Jesse Leroy Matthew Jr., 32 and a patient technician in the operating room at the university's medical center, hasn't been charged in the disappearance, but authorities say they want to talk to him about Hannah Graham, 18. She has been missing since Sept. 13. Police have not offered any details about how the two may be connected.

"I believe Jesse Matthew was the last person she was seen with before she vanished off the face of the Earth because it's been a week and we can't find her," Charlottesville police Chief Timothy Longo said. "I've made no mistake about it. We want to talk to Jesse Matthew. We want to talk to him. We want to talk to him about his interaction with this sweet, young girl we can't find."

But, Longo also noted that "I don't want to get tunnel vision just because we have a name, just because we saw her with a particular person."

After initial searches of Matthew's car and apartment Friday morning, police returned with a new search warrant to his Charlottesville apartment Monday, city spokeswoman Miriam Dickler said.

The Charlottesville Daily Progress reported (http://bit.ly/ZD9rtq ) that officers left the apartment carrying several items. Police Capt. Gary Pleasants told The Associated Press in a telephone interview that "information that came up during our investigation" prompted police to search for something specific, but he declined to say what it was or whether it was found.

On Saturday, Matthew stopped by the Charlottesville police station with several family members and asked for a lawyer, Longo said.
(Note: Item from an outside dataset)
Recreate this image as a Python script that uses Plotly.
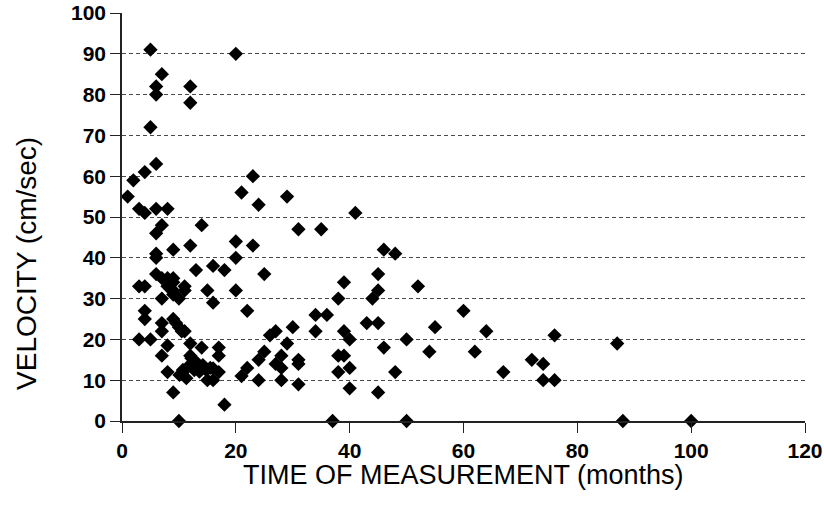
import plotly.graph_objects as go

months = [1, 2, 3, 4, 4, 5, 5, 6, 6, 6, 6, 7, 8, 12, 12, 20, 21, 23, 24, 29,
          7, 6, 14, 31, 35, 41, 20, 23, 12, 9, 6, 6, 20, 13, 16, 18, 25, 46, 48,
          6, 7, 8, 9, 9, 8, 11, 11, 3, 4, 9, 15, 20, 39, 45, 45, 52,
          7, 9, 10, 16, 22, 44, 38, 4, 4, 7, 9, 9.5, 10, 10.5, 11, 7, 34, 36, 60, 43, 45,
          3, 5, 12, 8, 14, 17, 17, 7, 12, 30, 34, 39, 40, 55, 64, 50, 29, 46, 54, 62, 26, 27, 76, 87,
          12.2, 13, 14.2, 11.6, 10.7, 10.1, 12.7, 14.8, 16, 13.6, 11.3, 8, 15, 16, 17, 15.5,
          21, 22, 24, 25, 24, 28, 27, 28, 28, 31, 31, 31, 38, 39, 40, 38, 48, 67, 72, 74, 74, 76, 40, 45, 9, 18,
          10, 37, 50, 88, 100]
velocity = [55, 59, 52, 51, 61, 91, 72, 82, 80, 63, 52, 85, 52, 82, 78, 90, 56, 60, 53, 55,
            48, 46, 48, 47, 47, 51, 44, 43, 43, 42, 41, 40, 40, 37, 38, 37, 36, 42, 41,
            36, 35, 35, 35, 34, 33, 33, 32, 33, 33, 32, 32, 32, 34, 36, 32, 33,
            30, 31, 30, 29, 27, 30, 30, 27, 25, 24, 25, 24, 23, 22, 22, 22, 26, 26, 27, 24, 24,
            20, 20, 19, 18.5, 18, 18, 16, 16, 16, 23, 22, 22, 20, 23, 22, 20, 19, 18, 17, 17, 21, 22, 21, 19,
            15.4, 14.5, 13.7, 13.3, 12.5, 11.3, 12.5, 12.5, 12.9, 12.1, 10.5, 12, 10, 10, 12, 13,
            11, 13, 15, 17, 10, 16, 14, 13, 10, 15, 14, 9, 16, 16, 13, 12, 12, 12, 15, 14, 10, 10, 8, 7, 7, 4,
            0, 0, 0, 0, 0]

x_ticks = [0, 20, 40, 60, 80, 100, 120]
y_ticks = [0, 10, 20, 30, 40, 50, 60, 70, 80, 90, 100]
x_title = "TIME OF MEASUREMENT (months)"
y_title = "VELOCITY (cm/sec)"

fig = go.Figure()
fig.add_trace(go.Scatter(
    x=months, y=velocity, mode="markers",
    marker=dict(symbol="diamond", size=11, color="black", line=dict(width=0)),
    cliponaxis=False, showlegend=False,
))

tickfont = dict(family="Liberation Sans, Arial, sans-serif", size=21, color="black", weight="bold")
titlefont = dict(family="Liberation Sans, Arial, sans-serif", size=27, color="black")

fig.update_layout(
    width=824, height=511,
    margin=dict(l=122, r=19, t=13, b=90),
    paper_bgcolor="white", plot_bgcolor="white",
    xaxis=dict(
        range=[0, 120], tickvals=x_ticks, ticks="outside", ticklen=10, tickcolor="#222",
        showgrid=False, zeroline=False, showline=True, linecolor="#222", linewidth=1.5,
        automargin=False, tickfont=tickfont,
    ),
    yaxis=dict(
        range=[0, 100], tickvals=y_ticks, ticks="outside", ticklen=10, tickcolor="#222",
        showgrid=True, gridcolor="#4a4a4a", griddash="4px,3px", gridwidth=1,
        zeroline=False, showline=True, linecolor="#222", linewidth=1.5,
        automargin=False, tickfont=tickfont,
    ),
    annotations=[
        dict(text=x_title, xref="paper", yref="paper", x=0.5, y=-0.133,
             xanchor="center", yanchor="middle", showarrow=False, font=titlefont),
        dict(text=y_title, xref="paper", yref="paper", x=0, xshift=-95, y=0.385,
             xanchor="center", yanchor="middle", textangle=-90, showarrow=False,
             font=dict(family="Liberation Sans, Arial, sans-serif", size=28, color="black")),
    ],
)

fig.write_html("out.html")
He was provided with one but left in a vehicle at a high rate of speed that endangered other drivers and led to the reckless driving charges, according to the police chief. He said Matthew was there for about an hour.

Virginia State Police officers were conducting surveillance of the vehicle at the time but did not pursue Matthew, a spokeswoman said.

Pleasants said investigators have questioned Matthew's mother and uncle, who accompanied him to the police station. He added that search crews on Monday covered areas in the southern part of the city that had not previously been searched.

On Monday, the Charlottesville Police Department released a wanted poster on Matthew. It says the 6-foot-2, 270-pound man was last reported on Sunday as driving his sister's 1997 light blue Nissan Sentra, and notes that he is said to have contacts in Virginia, Maryland, New York, Pennsylvania and Washington, D.C.

Police said they have focused on Graham's movements the night of Sept. 12 and into the early morning hours of Sept. 13. Graham, a sophomore from northern Virginia, met friends at a restaurant for dinner, stopped by two parties at off-campus housing units and left the second party alone, police have said.

Surveillance videos showed her walking, and at some points running, past a pub and a service station and then onto the Downtown Mall, a seven-block pedestrian strip lined with shops and restaurants.

Graham's disappearance has sent a ripple of fear through the quiet college town of Charlottesville. Students have said they've begun walking in pairs at night and are paying closer attention to their surroundings. More than 1,000 volunteers also participated in a weekend search for Hannah Graham, according to authorities.

Graham's parents appeared at a Sunday news conference where her father, John Graham, appealed for anyone with information to call a police tip line.

"This is every parent's worst nightmare," John Graham said. "We need to find out what happened to Hannah and make sure it happens to no one else."

According to family members and police, Graham is an alpine skier and plays the alto saxophone. Organizers of a candlelight vigil last week at the university handed out her favorite candy, Starburst. Longo said he learned from visiting with Graham's parents that the graduate of West Potomac High School earned straight A's six years in a row.